> _Data extract_
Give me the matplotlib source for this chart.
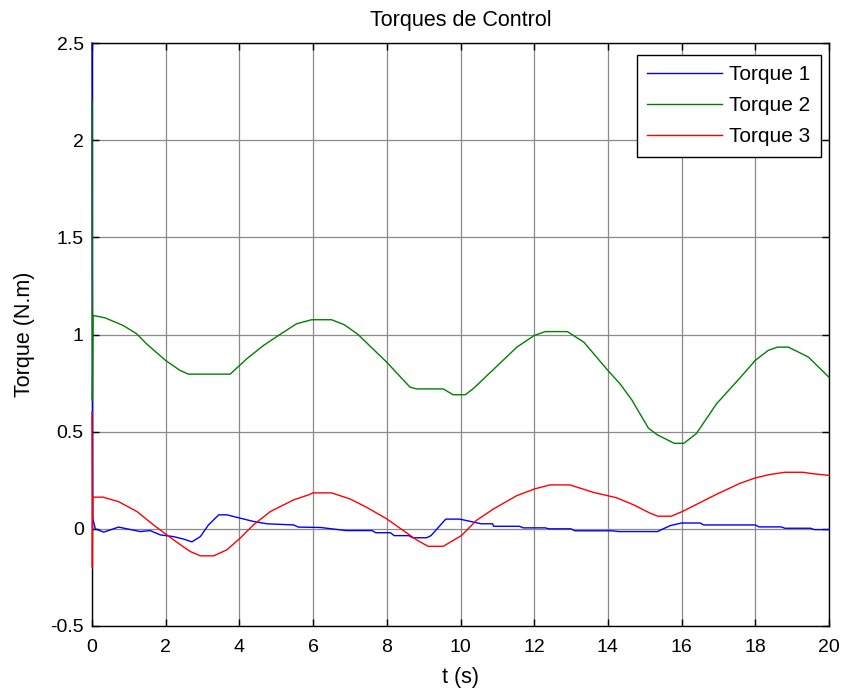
import matplotlib
matplotlib.use("Agg")
import matplotlib.pyplot as plt

plt.rcParams['font.family'] = ['Liberation Sans', 'DejaVu Sans']

# Torque 1
t1 = [0, 0.02, 0.09, 0.32, 0.72, 0.95, 1.31, 1.58, 1.85, 2.21,
      2.49, 2.71, 2.94, 3.16, 3.44, 3.66, 4.02, 4.38, 4.75, 5.47,
      5.6, 6.2, 6.9, 7.6, 7.7, 8.1, 8.2, 8.6, 8.7, 9.08,
      9.2, 9.6, 9.98, 10.25, 10.56, 10.87, 10.9, 11.6, 11.7, 12.3,
      12.4, 13.0, 13.1, 14.1, 14.3, 15.35, 15.5, 15.7, 16.0, 16.5,
      16.6, 18.0, 18.1, 18.7, 18.8, 19.5, 19.6, 20]
torque1 = [2.5, 0.055, 0.0, -0.017, 0.009, 0.0, -0.014, -0.009, -0.031, -0.04,
           -0.053, -0.067, -0.04, 0.02, 0.072, 0.072, 0.055, 0.038, 0.026, 0.02,
           0.009, 0.007, -0.009, -0.009, -0.02, -0.02, -0.035, -0.035, -0.046, -0.046,
           -0.035, 0.05, 0.05, 0.039, 0.026, 0.026, 0.013, 0.013, 0.005, 0.005,
           0.0, 0.0, -0.01, -0.01, -0.014, -0.014, 0.0, 0.017, 0.03, 0.03,
           0.02, 0.02, 0.01, 0.01, 0.003, 0.003, -0.004, -0.004]

# Torque 2
t2 = [0, 0.005, 0.01, 0.03, 0.35, 0.85, 1.21, 1.48, 2.0, 2.39,
      2.62, 3.75, 4.2, 4.65, 5.1, 5.55, 5.96, 6.5, 6.85, 7.22, 8.0,
      8.63, 8.81, 9.53, 9.8, 10.13, 10.35, 11.53, 12.0, 12.3, 12.9,
      13.35, 14.0, 14.33, 14.65, 15.1, 15.34, 15.8, 16.06, 16.4, 16.95,
      17.6, 18.0, 18.35, 18.6, 18.9, 19.44, 20]
torque2 = [2.2, 1.4, 0.66, 1.098, 1.086, 1.046, 1.004, 0.952, 0.866, 0.815,
           0.796, 0.796, 0.875, 0.943, 1.0, 1.055, 1.076, 1.076, 1.05, 1.0, 0.857,
           0.729, 0.72, 0.72, 0.69, 0.69, 0.722, 0.935, 0.995, 1.015, 1.015,
           0.96, 0.815, 0.746, 0.663, 0.518, 0.484, 0.44, 0.44, 0.49, 0.644,
           0.78, 0.867, 0.918, 0.935, 0.935, 0.884, 0.78]

# Torque 3
t3 = [0, 0.005, 0.01, 0.02, 0.3, 0.72, 1.22, 1.67, 2.03, 2.4,
      2.67, 2.94, 3.3, 3.66, 4.02, 4.38, 4.84, 5.47, 5.88, 6.0,
      6.5, 7.0, 7.45, 8.0, 8.45, 8.81, 9.12, 9.53, 9.8, 10.03,
      10.43, 10.9, 11.53, 12.02, 12.43, 12.97, 13.6, 14.23, 14.68, 15.13,
      15.35, 15.72, 16.03, 16.49, 16.94, 17.57, 18.0, 18.38, 18.8, 19.3,
      19.5, 20]
torque3 = [0.6, 0.2, -0.2, 0.163, 0.163, 0.14, 0.089, 0.02, -0.031, -0.082,
           -0.117, -0.139, -0.139, -0.108, -0.048, 0.02, 0.089, 0.149, 0.175, 0.185,
           0.185, 0.154, 0.111, 0.051, -0.009, -0.057, -0.09, -0.09, -0.06, -0.034,
           0.043, 0.103, 0.171, 0.206, 0.226, 0.226, 0.188, 0.16, 0.125, 0.082,
           0.065, 0.065, 0.09, 0.134, 0.177, 0.233, 0.262, 0.279, 0.291, 0.291,
           0.285, 0.275]

series_labels = ['Torque 1', 'Torque 2', 'Torque 3']
series_colors = ['#0000ff', '#008000', '#ff0000']

x_ticks = [0, 2, 4, 6, 8, 10, 12, 14, 16, 18, 20]
y_ticks = [-0.5, 0, 0.5, 1, 1.5, 2, 2.5]
y_tick_labels = ['-0.5', '0', '0.5', '1', '1.5', '2', '2.5']

fig = plt.figure(figsize=(8.46, 6.89), dpi=100)
ax = fig.add_axes([92 / 846, 63 / 689, 737 / 846, 583 / 689])

for t, v, lab, col in zip([t1, t2, t3], [torque1, torque2, torque3],
                          series_labels, series_colors):
    ax.plot(t, v, color=col, lw=1.0, label=lab, clip_on=False, zorder=3)

ax.set_xlim(0, 20)
ax.set_ylim(-0.5, 2.5)
ax.set_xticks(x_ticks)
ax.set_xticklabels([str(x) for x in x_ticks])
ax.set_yticks(y_ticks)
ax.set_yticklabels(y_tick_labels)

ax.grid(True, color='#8a8a8a', lw=0.9, ls='-')
ax.set_axisbelow(True)
ax.tick_params(direction='in', length=5, width=1, top=True, right=True,
               labelsize=14, color='black')
ax.tick_params(axis='x', pad=9.5)
ax.tick_params(axis='y', pad=6)
for sp in ax.spines.values():
    sp.set_color('black')
    sp.set_linewidth(1.0)

ax.set_title('Torques de Control', fontsize=15.5, pad=12)
ax.set_xlabel('t (s)', fontsize=15.5, labelpad=8)
ax.set_ylabel('Torque (N.m)', fontsize=15.5, labelpad=11)

leg = ax.legend(loc='upper right', bbox_to_anchor=(0.9891, 0.9794),
                fontsize=15, frameon=True, fancybox=False, framealpha=1,
                edgecolor='black', handlelength=3.6, handletextpad=0.35,
                labelspacing=0.57, borderpad=0.5, borderaxespad=0)
leg.get_frame().set_linewidth(1.0)
leg.set_zorder(5)

fig.savefig('out.png', dpi=100)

> _Task brief_
Give back exactly the lines from the first line of the data through the line with "plt.rcParams['font.family'] = ['Liberation", pictures excluded.

> _Answer in full_
Give me the matplotlib source for this chart.
import matplotlib
matplotlib.use("Agg")
import matplotlib.pyplot as plt

plt.rcParams['font.family'] = ['Liberation Sans', 'DejaVu Sans']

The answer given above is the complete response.